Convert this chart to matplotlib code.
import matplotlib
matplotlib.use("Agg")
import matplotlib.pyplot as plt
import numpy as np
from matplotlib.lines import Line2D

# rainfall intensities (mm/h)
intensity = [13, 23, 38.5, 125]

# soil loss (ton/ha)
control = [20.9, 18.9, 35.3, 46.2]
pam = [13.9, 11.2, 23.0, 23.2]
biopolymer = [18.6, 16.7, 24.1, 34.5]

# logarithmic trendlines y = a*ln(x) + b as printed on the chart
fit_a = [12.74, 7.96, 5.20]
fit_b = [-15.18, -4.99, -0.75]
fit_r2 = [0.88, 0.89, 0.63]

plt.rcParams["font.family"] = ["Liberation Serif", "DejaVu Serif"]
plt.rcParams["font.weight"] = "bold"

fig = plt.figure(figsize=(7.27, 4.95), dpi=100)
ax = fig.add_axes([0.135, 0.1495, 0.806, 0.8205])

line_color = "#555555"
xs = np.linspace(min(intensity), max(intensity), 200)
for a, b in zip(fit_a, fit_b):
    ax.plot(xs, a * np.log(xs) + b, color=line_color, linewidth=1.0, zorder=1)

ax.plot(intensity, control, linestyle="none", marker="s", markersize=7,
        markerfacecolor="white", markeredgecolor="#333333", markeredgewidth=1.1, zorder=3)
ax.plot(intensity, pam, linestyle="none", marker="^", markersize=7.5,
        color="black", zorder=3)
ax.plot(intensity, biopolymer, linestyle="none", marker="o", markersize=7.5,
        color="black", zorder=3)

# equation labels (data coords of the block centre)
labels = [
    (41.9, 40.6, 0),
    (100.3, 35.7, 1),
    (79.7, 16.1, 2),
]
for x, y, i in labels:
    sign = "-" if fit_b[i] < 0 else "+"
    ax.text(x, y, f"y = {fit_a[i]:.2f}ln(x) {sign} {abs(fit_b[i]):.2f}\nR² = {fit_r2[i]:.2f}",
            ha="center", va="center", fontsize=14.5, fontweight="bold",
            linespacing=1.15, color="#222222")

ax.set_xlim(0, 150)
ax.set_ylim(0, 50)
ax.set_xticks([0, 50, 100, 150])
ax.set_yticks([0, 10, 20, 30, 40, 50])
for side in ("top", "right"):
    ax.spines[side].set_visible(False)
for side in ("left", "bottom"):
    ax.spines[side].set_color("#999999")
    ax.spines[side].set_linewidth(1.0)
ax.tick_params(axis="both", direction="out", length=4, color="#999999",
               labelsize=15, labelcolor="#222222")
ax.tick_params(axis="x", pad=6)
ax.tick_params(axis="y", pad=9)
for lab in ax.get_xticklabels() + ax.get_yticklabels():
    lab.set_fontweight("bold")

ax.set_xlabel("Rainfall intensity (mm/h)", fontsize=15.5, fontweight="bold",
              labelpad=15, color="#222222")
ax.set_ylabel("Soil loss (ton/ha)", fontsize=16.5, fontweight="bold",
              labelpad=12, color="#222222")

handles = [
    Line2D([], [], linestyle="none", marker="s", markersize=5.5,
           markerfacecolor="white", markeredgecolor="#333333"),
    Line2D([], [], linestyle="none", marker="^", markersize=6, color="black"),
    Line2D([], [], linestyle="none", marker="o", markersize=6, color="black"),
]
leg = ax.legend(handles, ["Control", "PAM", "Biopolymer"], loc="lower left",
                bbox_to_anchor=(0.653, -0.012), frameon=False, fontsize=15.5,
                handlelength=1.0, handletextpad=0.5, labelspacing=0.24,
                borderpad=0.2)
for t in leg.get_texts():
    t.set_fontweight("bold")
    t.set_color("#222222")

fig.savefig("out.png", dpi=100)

━━━━━━━━━━━━━━━━

- **SHORT EXERCISE**: Go through the listing above and restate it word for word.

- **RESPONSE FOR THIS EXERCISE**:
Convert this chart to matplotlib code.
import matplotlib
matplotlib.use("Agg")
import matplotlib.pyplot as plt
import numpy as np
from matplotlib.lines import Line2D

# rainfall intensities (mm/h)
intensity = [13, 23, 38.5, 125]

# soil loss (ton/ha)
control = [20.9, 18.9, 35.3, 46.2]
pam = [13.9, 11.2, 23.0, 23.2]
biopolymer = [18.6, 16.7, 24.1, 34.5]

# logarithmic trendlines y = a*ln(x) + b as printed on the chart
fit_a = [12.74, 7.96, 5.20]
fit_b = [-15.18, -4.99, -0.75]
fit_r2 = [0.88, 0.89, 0.63]

plt.rcParams["font.family"] = ["Liberation Serif", "DejaVu Serif"]
plt.rcParams["font.weight"] = "bold"

fig = plt.figure(figsize=(7.27, 4.95), dpi=100)
ax = fig.add_axes([0.135, 0.1495, 0.806, 0.8205])

line_color = "#555555"
xs = np.linspace(min(intensity), max(intensity), 200)
for a, b in zip(fit_a, fit_b):
    ax.plot(xs, a * np.log(xs) + b, color=line_color, linewidth=1.0, zorder=1)

ax.plot(intensity, control, linestyle="none", marker="s", markersize=7,
        markerfacecolor="white", markeredgecolor="#333333", markeredgewidth=1.1, zorder=3)
ax.plot(intensity, pam, linestyle="none", marker="^", markersize=7.5,
        color="black", zorder=3)
ax.plot(intensity, biopolymer, linestyle="none", marker="o", markersize=7.5,
        color="black", zorder=3)

# equation labels (data coords of the block centre)
labels = [
    (41.9, 40.6, 0),
    (100.3, 35.7, 1),
    (79.7, 16.1, 2),
]
for x, y, i in labels:
    sign = "-" if fit_b[i] < 0 else "+"
    ax.text(x, y, f"y = {fit_a[i]:.2f}ln(x) {sign} {abs(fit_b[i]):.2f}\nR² = {fit_r2[i]:.2f}",
            ha="center", va="center", fontsize=14.5, fontweight="bold",
            linespacing=1.15, color="#222222")

ax.set_xlim(0, 150)
ax.set_ylim(0, 50)
ax.set_xticks([0, 50, 100, 150])
ax.set_yticks([0, 10, 20, 30, 40, 50])
for side in ("top", "right"):
    ax.spines[side].set_visible(False)
for side in ("left", "bottom"):
    ax.spines[side].set_color("#999999")
    ax.spines[side].set_linewidth(1.0)
ax.tick_params(axis="both", direction="out", length=4, color="#999999",
               labelsize=15, labelcolor="#222222")
ax.tick_params(axis="x", pad=6)
ax.tick_params(axis="y", pad=9)
for lab in ax.get_xticklabels() + ax.get_yticklabels():
    lab.set_fontweight("bold")

ax.set_xlabel("Rainfall intensity (mm/h)", fontsize=15.5, fontweight="bold",
              labelpad=15, color="#222222")
ax.set_ylabel("Soil loss (ton/ha)", fontsize=16.5, fontweight="bold",
              labelpad=12, color="#222222")

handles = [
    Line2D([], [], linestyle="none", marker="s", markersize=5.5,
           markerfacecolor="white", markeredgecolor="#333333"),
    Line2D([], [], linestyle="none", marker="^", markersize=6, color="black"),
    Line2D([], [], linestyle="none", marker="o", markersize=6, color="black"),
]
leg = ax.legend(handles, ["Control", "PAM", "Biopolymer"], loc="lower left",
                bbox_to_anchor=(0.653, -0.012), frameon=False, fontsize=15.5,
                handlelength=1.0, handletextpad=0.5, labelspacing=0.24,
                borderpad=0.2)
for t in leg.get_texts():
    t.set_fontweight("bold")
    t.set_color("#222222")

fig.savefig("out.png", dpi=100)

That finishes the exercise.